Zvi (Zvika) Yehezkeli (צבי (צביקה) יחזקאלי; born August 17, 1970) is an Israeli television journalist and documentarian. He is an commentator on Arab affairs.

==Biography==
Yehezkeli was born in Jerusalem to a secular family with Iraqi Jewish and Kurdish Jewish origins. He has two younger sisters. His father's family immigrated from Iraq when he was a year old and his mother was born en route from Kurdistan to Israel. In the Israel Defense Forces, Yehezkeli served in an elite infantry unit. After completing his service, he worked for the Shin Bet, and traveled abroad for six years working as a security guard at embassies. He became interested in Islam while working in Europe and seeing Yitzhak Rabin shaking Yasser Arafat's hand during the Oslo I Accord ceremony on television. When he returned to Israel at the age of 25, he attended the Hebrew University in Jerusalem, majoring in Media and Middle East History, and studying Arabic, becoming fluent in the language. In 1997, he moved to Hebron, and then to Jenin, to achieve a better grasp of the Arab culture and language.
In the early 2000s, Yehezkeli was a popular television presenter, and "lived a bachelor's life at high speed". After the Second Lebanon War, he planned to go on a 5-week tour of India. On the way, Yehezkeli stopped in Uman to visit the grave of Nachman of Breslov, and spent Shabbat with a religious family, deciding after to become a baal teshuva (returnee to Judaism). He is married to Meital and is the father of eight children. They live in the Gush Etzion settlement block.

==Media career==
In 2010, Yehezkeli announced that President Mahmoud Abbas had a standing invitation to appear on Channel 10 to respond to allegations that several of his senior aides have embezzled international aid transferred to the Palestinian Authority.

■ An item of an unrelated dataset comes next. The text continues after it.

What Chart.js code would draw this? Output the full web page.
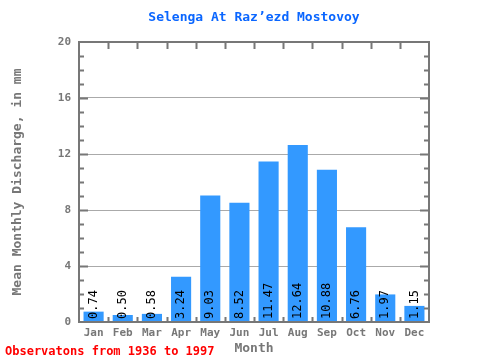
<!DOCTYPE html>
<html>
<head>
<meta charset="utf-8">
<script src="https://cdn.jsdelivr.net/npm/chart.js@4"></script>
<style>
  html, body { margin: 0; padding: 0; background: #fff; }
  #wrap { width: 480px; height: 360px; }
</style>
</head>
<body>
<div id="wrap"><canvas id="chart" width="480" height="360"></canvas></div>
<script>
const months = ['Jan', 'Feb', 'Mar', 'Apr', 'May', 'Jun', 'Jul', 'Aug', 'Sep', 'Oct', 'Nov', 'Dec'];
const discharge = [0.74, 0.50, 0.58, 3.24, 9.03, 8.52, 11.47, 12.64, 10.88, 6.76, 1.97, 1.15];
const yTicks = [0, 4, 8, 12, 16, 20];

const MONO = '"DejaVu Sans Mono", "Liberation Mono", monospace';
const AXIS_GRAY = '#777777';

// frame around the plot plus the little tick marks
const framePlugin = {
    id: 'frame',
    afterDatasetsDraw(chart) {
        const { ctx, chartArea: a, scales } = chart;
        const y = scales.y;
        ctx.save();
        ctx.strokeStyle = AXIS_GRAY;
        ctx.lineWidth = 2;
        ctx.strokeRect(a.left, a.top, a.right - a.left, a.bottom - a.top);

        // category boundaries, top and bottom
        const step = (a.right - a.left) / months.length;
        ctx.beginPath();
        for (let i = 1; i < months.length; i++) {
            const px = Math.round(a.left + i * step) + 0.5;
            ctx.moveTo(px, a.top); ctx.lineTo(px, a.top + 7);
            ctx.moveTo(px, a.bottom); ctx.lineTo(px, a.bottom - 5);
        }
        // minor ticks left and right every unit
        for (let v = 1; v < 20; v++) {
            const py = Math.round(y.getPixelForValue(v)) + 0.5;
            const len = v % 4 === 0 ? 9 : 5;
            ctx.moveTo(a.left, py); ctx.lineTo(a.left + len, py);
            ctx.moveTo(a.right, py); ctx.lineTo(a.right - len, py);
        }
        ctx.stroke();
        ctx.restore();
    }
};

// values written upward inside each bar
const valueLabels = {
    id: 'valueLabels',
    afterDatasetsDraw(chart) {
        const { ctx, chartArea: a } = chart;
        const meta = chart.getDatasetMeta(0);
        ctx.save();
        ctx.fillStyle = '#000';
        ctx.font = '12px ' + MONO;
        ctx.textAlign = 'left';
        ctx.textBaseline = 'middle';
        meta.data.forEach((bar, i) => {
            ctx.save();
            ctx.translate(bar.x, a.bottom - 3);
            ctx.rotate(-Math.PI / 2);
            ctx.fillText(discharge[i].toFixed(2), 0, 0);
            ctx.restore();
        });
        ctx.restore();
    }
};

// title centred over the plot, note in the bottom-left corner
const texts = {
    id: 'texts',
    afterDraw(chart) {
        const { ctx, chartArea: a } = chart;
        ctx.save();
        ctx.textBaseline = 'middle';
        ctx.fillStyle = '#0a66ff';
        ctx.font = 'bold 13px ' + MONO;
        ctx.textAlign = 'center';
        ctx.fillText('Selenga At Raz\u2019ezd Mostovoy', (a.left + a.right) / 2, 18);

        ctx.fillStyle = '#ff0000';
        ctx.font = 'bold 12px ' + MONO;
        ctx.textAlign = 'left';
        ctx.fillText('Observatons from 1936 to 1997', 5, 352);
        ctx.restore();
    }
};

new Chart(document.getElementById('chart').getContext('2d'), {
    type: 'bar',
    data: {
        labels: months,
        datasets: [{
            data: discharge,
            backgroundColor: '#3399ff',
            borderWidth: 0,
            barPercentage: 0.69,
            categoryPercentage: 1.0
        }]
    },
    options: {
        responsive: false,
        animation: false,
        layout: { padding: { left: 0, right: 51, top: 42, bottom: 0 } },
        plugins: {
            legend: { display: false },
            tooltip: { enabled: false },
            title: { display: false }
        },
        scales: {
            x: {
                grid: { display: false, drawTicks: false },
                border: { display: false },
                ticks: {
                    color: AXIS_GRAY,
                    font: { family: MONO, size: 11, weight: 'bold' },
                    padding: 5,
                    maxRotation: 0
                },
                title: {
                    display: true,
                    text: 'Month',
                    color: AXIS_GRAY,
                    font: { family: MONO, size: 13, weight: 'bold' },
                    padding: { top: 0, bottom: 4 }
                },
                afterFit(scale) { scale.height = 38; }
            },
            y: {
                min: 0,
                max: 20,
                afterBuildTicks(scale) { scale.ticks = yTicks.map(v => ({ value: v })); },
                grid: { color: '#aaaaaa', lineWidth: 1, drawTicks: false },
                border: { display: false },
                ticks: {
                    color: AXIS_GRAY,
                    font: { family: MONO, size: 11, weight: 'bold' },
                    padding: 8
                },
                title: {
                    display: true,
                    text: 'Mean Monthly Discharge, in mm',
                    color: AXIS_GRAY,
                    font: { family: MONO, size: 13, weight: 'bold' },
                    padding: { top: 10, bottom: 0 }
                },
                afterFit(scale) { scale.width = 79; }
            }
        }
    },
    plugins: [framePlugin, valueLabels, texts]
});
</script>
</body>
</html>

In September 2012, Allah Islam, a documentary series about Muslims in Europe that Yehezkeli created with David Deri, debuted on Channel 10. In it, Yehezkeli stated that he went to Europe with an open mind to understand the worldview of the people he sought to interview. In 2015, Assaf David, a co-founder of the Forum for Regional Thinking, an Israeli think tank characterised Yehezkeli's style as being "hysterical", which played upon people's fears by accentuating the views of the extremists. Yehezkeli responded that what he has portrayed is the reality, and critics are free to go to Europe and produce their own documentaries.

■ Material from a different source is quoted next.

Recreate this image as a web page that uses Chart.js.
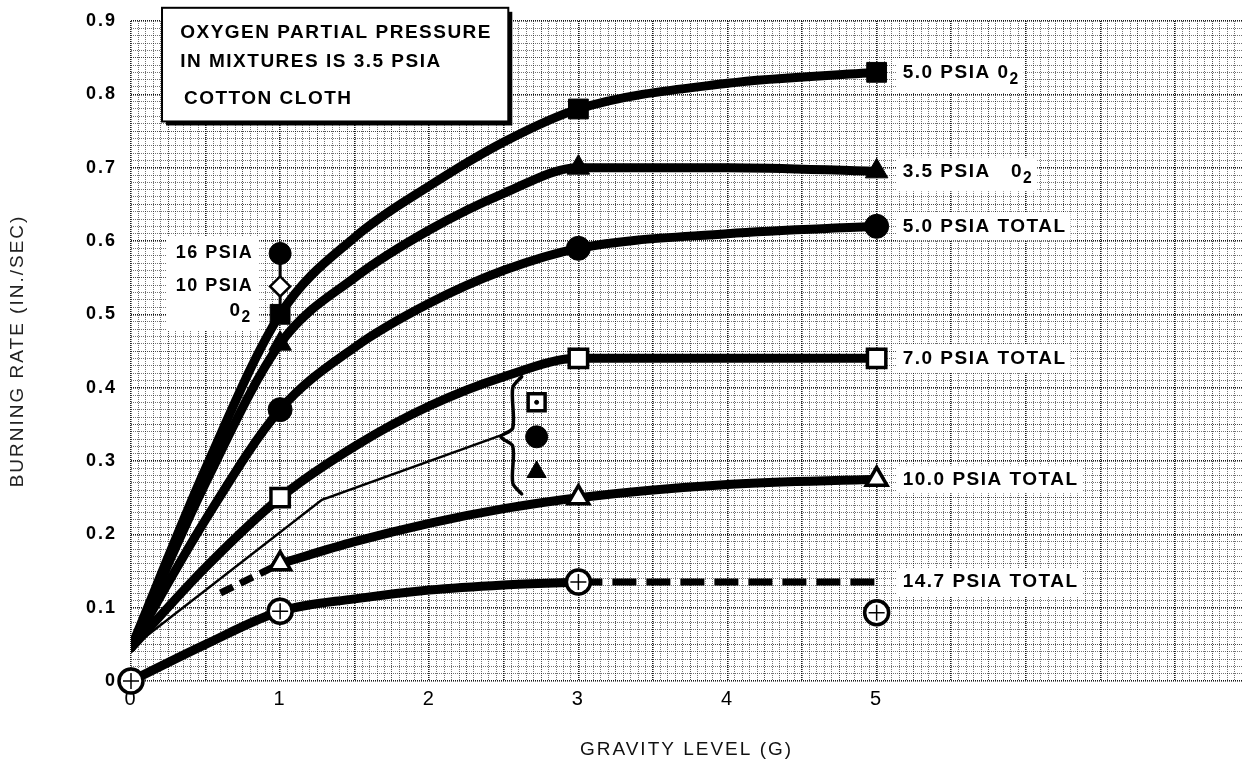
<!DOCTYPE html>
<html><head><meta charset="utf-8">
<script src="https://cdn.jsdelivr.net/npm/chart.js@4/dist/chart.umd.min.js"></script>
<style>html,body{margin:0;padding:0;background:#fff;overflow:hidden}canvas{display:block}</style>
</head><body><canvas id="c" width="1242" height="764"></canvas>
<script>
// ---------------- DATA ----------------
const gravity      = [0, 0.5, 1, 1.5, 2, 2.5, 3, 4, 5];
const o2_50psia    = [0.045, 0.29, 0.50, 0.605, 0.675, 0.735, 0.78, 0.815, 0.83];
const o2_35psia    = [0.045, 0.27, 0.46, 0.55, 0.615, 0.665, 0.70, 0.70, 0.695];
const total_50psia = [0.045, 0.22, 0.37, 0.455, 0.515, 0.56, 0.59, 0.61, 0.62];
const total_70psia = [0.045, 0.155, 0.25, 0.32, 0.375, 0.415, 0.44, 0.44, 0.44];

const gravity100     = [1, 1.5, 2, 2.5, 3, 4, 5];
const total_100psia  = [0.16, 0.19, 0.215, 0.235, 0.25, 0.268, 0.275];
const gravity100ext  = [0.6, 1];
const total_100ext   = [0.12, 0.16];

const gravity147     = [0, 0.5, 1, 1.5, 2, 2.5, 3];
const total_147psia  = [0, 0.05, 0.095, 0.112, 0.124, 0.131, 0.135];
const gravity147dash = [3, 5];
const total_147dash  = [0.135, 0.135];
const gravity147iso  = [5];
const total_147iso   = [0.093];

const thinG    = [0, 1.28, 2.48];
const thinRate = [0.045, 0.247, 0.335];
const bracketG    = [2.62, 2.56, 2.56, 2.48, 2.56, 2.56, 2.62];
const bracketRate = [0.415, 0.40, 0.345, 0.333, 0.32, 0.27, 0.255];

const sideG = [2.72];
const sideOpenSquare = [0.38];
const sideFilledCircle = [0.333];
const sideFilledTriangle = [0.285];

const pureG = [1];
const pure16psia = [0.583];
const pure10psia = [0.538];
const pureLinkG = [1, 1];
const pureLinkRate = [0.583, 0.50];

const measuredG = [1, 3, 5];
const xTickLabels = [0, 1, 2, 3, 4, 5];
const yTickLabels = [0, 0.1, 0.2, 0.3, 0.4, 0.5, 0.6, 0.7, 0.8, 0.9];

const seriesLabels = [
  {parts: [{t: '5.0 PSIA 0'}, {t: '2', sub: true}], g: 5, v: 0.83},
  {parts: [{t: '3.5 PSIA   0'}, {t: '2', sub: true}], g: 5, v: 0.695},
  {parts: [{t: '5.0 PSIA TOTAL'}], g: 5, v: 0.62},
  {parts: [{t: '7.0 PSIA TOTAL'}], g: 5, v: 0.44},
  {parts: [{t: '10.0 PSIA TOTAL'}], g: 5, v: 0.275},
  {parts: [{t: '14.7 PSIA TOTAL'}], g: 5, v: 0.135}
];
const noteLines = ['OXYGEN PARTIAL PRESSURE', 'IN MIXTURES IS 3.5 PSIA', 'COTTON CLOTH'];
const pureLabels = ['16 PSIA', '10 PSIA'];

// ---------------- helpers ----------------
const FONT = '"Liberation Sans", Arial, sans-serif';
const pts = (xs, ys) => xs.map((x, i) => ({x, y: ys[i]}));
const pick = (xs, ys, keep) => pts(xs, ys).filter(p => keep.includes(p.x));

function curve(data, extra) {
  return Object.assign({
    data, borderColor: '#000', borderWidth: 9, pointRadius: 0, fill: false,
    cubicInterpolationMode: 'monotone', order: 2, borderCapStyle: 'round'
  }, extra || {});
}
function marker(data, style, radius, filled, extra) {
  return Object.assign({
    data, showLine: false, pointStyle: style, pointRadius: radius,
    pointBackgroundColor: filled ? '#000' : '#fff', pointBorderColor: '#000',
    pointBorderWidth: filled ? 1 : 3.5, order: 0, clip: false
  }, extra || {});
}

const datasets = [
  marker(pick(gravity147, total_147psia, [0, 1, 3]).concat(pts(gravity147iso, total_147iso)), 'cross', 8, false, {pointBorderWidth: 1.5, order: -1}),
  marker(pts(sideG, sideOpenSquare), 'circle', 2, true, {order: -1}),
  marker(pick(gravity, o2_50psia, measuredG), 'rect', 14, true),
  marker(pick(gravity, o2_35psia, measuredG), 'triangle', 13, true),
  marker(pick(gravity, total_50psia, measuredG), 'circle', 12, true),
  marker(pick(gravity, total_70psia, measuredG), 'rect', 13, false),
  marker(pick(gravity100, total_100psia, measuredG), 'triangle', 12, false),
  marker(pick(gravity147, total_147psia, [0, 1, 3]), 'circle', 12, false),
  marker(pts(gravity147iso, total_147iso), 'circle', 12, false),
  marker(pts(sideG, sideOpenSquare), 'rect', 12, false),
  marker(pts(sideG, sideFilledCircle), 'circle', 11, true),
  marker(pts(sideG, sideFilledTriangle), 'triangle', 11, true),
  marker(pts(pureG, pure16psia), 'circle', 11, true),
  marker(pts(pureG, pure10psia), 'rectRot', 10, false, {pointBorderWidth: 2.5}),
  curve(pts(gravity, o2_50psia)),
  curve(pts(gravity, o2_35psia)),
  curve(pts(gravity, total_50psia)),
  curve(pts(gravity, total_70psia)),
  curve(pts(gravity100, total_100psia)),
  curve(pts(gravity100ext, total_100ext), {borderDash: [14, 8], borderWidth: 7, borderCapStyle: 'butt'}),
  curve(pts(gravity147, total_147psia)),
  curve(pts(gravity147dash, total_147dash), {borderDash: [24, 10], borderWidth: 7, borderCapStyle: 'butt'}),
  curve(pts(thinG, thinRate), {borderWidth: 2.5, cubicInterpolationMode: 'default', tension: 0}),
  curve(pts(bracketG, bracketRate), {borderWidth: 3.5, cubicInterpolationMode: 'default', tension: 0.3}),
  curve(pts(pureLinkG, pureLinkRate), {borderWidth: 3, cubicInterpolationMode: 'default', tension: 0})
];

// ---------------- annotation plugin ----------------
function partsWidth(ctx, parts, size) {
  let w = 0;
  for (const p of parts) {
    ctx.font = `bold ${p.sub ? size * 0.82 : size}px ${FONT}`;
    w += ctx.measureText(p.t).width;
  }
  return w;
}
function drawParts(ctx, parts, x, yc, size) {
  let cx = x;
  for (const p of parts) {
    ctx.font = `bold ${p.sub ? size * 0.82 : size}px ${FONT}`;
    ctx.fillText(p.t, cx, yc + (p.sub ? size * 0.38 : 0));
    cx += ctx.measureText(p.t).width;
  }
}

const annotate = {
  id: 'annotate',
  beforeDraw(chart) { chart.ctx.letterSpacing = '2px'; },
  afterDraw(chart) {
    const ctx = chart.ctx;
    const xs = chart.scales.x, ys = chart.scales.y;
    const X = v => xs.getPixelForValue(v), Y = v => ys.getPixelForValue(v);
    ctx.save();
    ctx.letterSpacing = '1.5px';
    ctx.textBaseline = 'middle';
    ctx.textAlign = 'left';
    ctx.fillStyle = '#000';
    const size = 19;
    for (const l of seriesLabels) {
      const x0 = X(l.g) + 26, yc = Y(l.v);
      const w = partsWidth(ctx, l.parts, size);
      const hasSub = l.parts.some(p => p.sub);
      ctx.fillStyle = '#fff';
      ctx.fillRect(x0 - 6, yc - 14, w + 10, hasSub ? 34 : 28);
      ctx.fillStyle = '#000';
      drawParts(ctx, l.parts, x0, yc, size);
    }
    const bx0 = X(0.208), bx1 = X(2.53), by0 = Y(0.918), by1 = Y(0.763);
    ctx.fillStyle = '#000';
    ctx.fillRect(bx0 + 4, by0 + 4, bx1 - bx0, by1 - by0);
    ctx.fillStyle = '#fff';
    ctx.fillRect(bx0, by0, bx1 - bx0, by1 - by0);
    ctx.lineWidth = 2;
    ctx.strokeStyle = '#000';
    ctx.strokeRect(bx0, by0, bx1 - bx0, by1 - by0);
    ctx.fillStyle = '#000';
    ctx.font = `bold ${size}px ${FONT}`;
    ctx.fillText(noteLines[0], X(0.33), Y(0.884));
    ctx.fillText(noteLines[1], X(0.33), Y(0.845));
    ctx.fillText(noteLines[2], X(0.355), Y(0.794));
    ctx.fillStyle = '#fff';
    ctx.fillRect(X(0.235), Y(0.607), X(0.86) - X(0.235), Y(0.478) - Y(0.607));
    ctx.fillStyle = '#000';
    ctx.textAlign = 'right';
    ctx.font = `bold ${size - 1}px ${FONT}`;
    ctx.fillText(pureLabels[0], X(0.82), Y(pure16psia[0]));
    ctx.fillText(pureLabels[1], X(0.82), Y(pure10psia[0]));
    ctx.textAlign = 'left';
    drawParts(ctx, [{t: '0'}, {t: '2', sub: true}], X(0.66), Y(0.505), size);
    ctx.restore();
    ctx.letterSpacing = '0px';
  }
};

// ---------------- grid styling ----------------
const near = (v, step) => Math.abs(v / step - Math.round(v / step)) < 1e-6;
const gridColorX = c => near(c.tick.value, 0.5) ? 'rgba(0,0,0,0.9)' : near(c.tick.value, 0.25) ? 'rgba(0,0,0,0.7)' : 'rgba(0,0,0,0.55)';
const gridWidthX = c => near(c.tick.value, 0.5) ? 1.6 : 1;
const gridColorY = c => near(c.tick.value, 0.1) ? 'rgba(0,0,0,0.9)' : near(c.tick.value, 0.05) ? 'rgba(0,0,0,0.7)' : 'rgba(0,0,0,0.55)';
const gridWidthY = c => near(c.tick.value, 0.1) ? 1.6 : 1;

new Chart(document.getElementById('c'), {
  type: 'line',
  data: {datasets},
  plugins: [annotate],
  options: {
    responsive: false, animation: false, events: [],
    layout: {autoPadding: false, padding: {top: 21, right: 0, bottom: 0, left: 0}},
    plugins: {legend: {display: false}, tooltip: {enabled: false}},
    scales: {
      x: {
        type: 'linear', min: 0, max: 7.45,
        afterFit: s => { s.height = 83; s.paddingRight = 0; s.paddingLeft = 0; },
        ticks: {
          stepSize: 0.05, autoSkip: false, maxRotation: 0, minRotation: 0, padding: 6, color: '#000',
          font: {size: 20, family: '"Liberation Sans Narrow", "Liberation Sans", Arial, sans-serif'},
          callback: v => { const t = xTickLabels.find(t => Math.abs(t - v) < 1e-6); return t === undefined ? '' : String(t); }
        },
        grid: {drawTicks: false, color: gridColorX, lineWidth: gridWidthX},
        border: {display: false, dash: [1, 1]},
        title: {display: true, text: 'GRAVITY LEVEL (G)', color: '#111',
          font: {size: 19, family: '"Liberation Sans Narrow", "Liberation Sans", Arial, sans-serif'}, padding: {top: 0, bottom: 3}}
      },
      y: {
        type: 'linear', min: 0, max: 0.9,
        afterFit: s => { s.width = 131; s.paddingTop = 0; s.paddingBottom = 0; },
        ticks: {
          stepSize: 0.01, autoSkip: false, padding: 14, color: '#000',
          font: {size: 18, weight: 'bold'},
          callback: v => { const t = yTickLabels.find(t => Math.abs(t - v) < 1e-6); return t === undefined ? '' : (t === 0 ? '0' : t.toFixed(1)); }
        },
        grid: {drawTicks: false, color: gridColorY, lineWidth: gridWidthY},
        border: {display: false, dash: [1, 1]},
        title: {display: true, text: 'BURNING RATE (IN./SEC)', color: '#222',
          font: {size: 19}, padding: {top: 6, bottom: 0}}
      }
    }
  }
});
</script>
</body></html>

At an international forum at Bar Ilan University in June 2013, Yehezkeli spoke about his interviews with Yasser Arafat: "In 2002 I sat with Palestinian Authority Chairman Yasser Arafat, whose government compound was under siege in Ramallah. I asked him how he interprets Western rationale, and he replied that he is not a partner to this rationale." Yehezkeli said he also asked Arafat about Israeli Prime Minister Ehud Barak's offer to accede to 99% of his demands. Arafat replied that Barak's offer was closer to 0% than to 100% because Barak refused to give in to all of his demands.

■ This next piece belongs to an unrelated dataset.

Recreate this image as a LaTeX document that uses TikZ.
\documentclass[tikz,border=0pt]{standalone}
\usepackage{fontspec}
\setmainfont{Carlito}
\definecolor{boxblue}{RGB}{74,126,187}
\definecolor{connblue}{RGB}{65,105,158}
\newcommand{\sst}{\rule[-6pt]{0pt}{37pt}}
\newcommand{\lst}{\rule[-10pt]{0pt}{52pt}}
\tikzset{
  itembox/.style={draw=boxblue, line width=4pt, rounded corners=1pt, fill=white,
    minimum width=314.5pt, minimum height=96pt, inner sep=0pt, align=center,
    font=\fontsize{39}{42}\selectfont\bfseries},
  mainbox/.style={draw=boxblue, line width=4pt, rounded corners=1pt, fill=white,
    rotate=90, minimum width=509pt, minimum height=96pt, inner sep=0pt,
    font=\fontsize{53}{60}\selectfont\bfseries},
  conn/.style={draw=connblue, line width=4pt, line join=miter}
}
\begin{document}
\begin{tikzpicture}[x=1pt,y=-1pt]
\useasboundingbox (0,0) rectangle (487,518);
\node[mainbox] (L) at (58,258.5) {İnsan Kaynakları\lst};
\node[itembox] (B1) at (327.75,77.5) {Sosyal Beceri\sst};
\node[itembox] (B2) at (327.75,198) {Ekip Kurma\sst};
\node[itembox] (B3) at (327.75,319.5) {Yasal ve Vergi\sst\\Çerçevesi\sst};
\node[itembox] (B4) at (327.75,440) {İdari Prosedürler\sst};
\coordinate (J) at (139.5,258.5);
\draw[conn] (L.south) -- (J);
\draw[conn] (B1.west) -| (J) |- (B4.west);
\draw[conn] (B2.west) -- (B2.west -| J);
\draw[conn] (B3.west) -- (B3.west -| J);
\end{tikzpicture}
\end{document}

For a few months during 2016 and 2017, Yehezkeli went undercover in Europe and the United States under a variety of Arab aliases to investigate the Muslim Brotherhood's presence there. The fruit of his exploits, the 5-part series BeZehut Beduya (בזהות בדויה, Under a False Identity) aired on Channel 10 in February 2018. The series created some controversy, both in Israel and abroad, with online commenters speculating that the Mossad was involved in its production.

Yehezkeli is regarded as one of Israel's leading Arabists.

In the aftermath of the October 7 attacks, Yehezkeli advocated for the killing of 100,000 people in Gaza. In response to the killing of journalists in the Gaza war Yehezkeli stated: "If Israel has decided to eliminate the journalists, better late than never." He later apologized and said that he had not called for the killing of journalists, but instead of Gazans who used their press "credentials as cover to fight".

Yehezkeli has been scheduled to speak at two events organized by the Australian Jewish Association and other groups in March 2026. Former Israeli president Reuven Rivlin also stated that he would be present. Australian home affairs minister Tony Burke said that "It always surprises me when somebody who has made the sorts of comments that this individual has, advertises a speaking tour before they’ve even received a visa."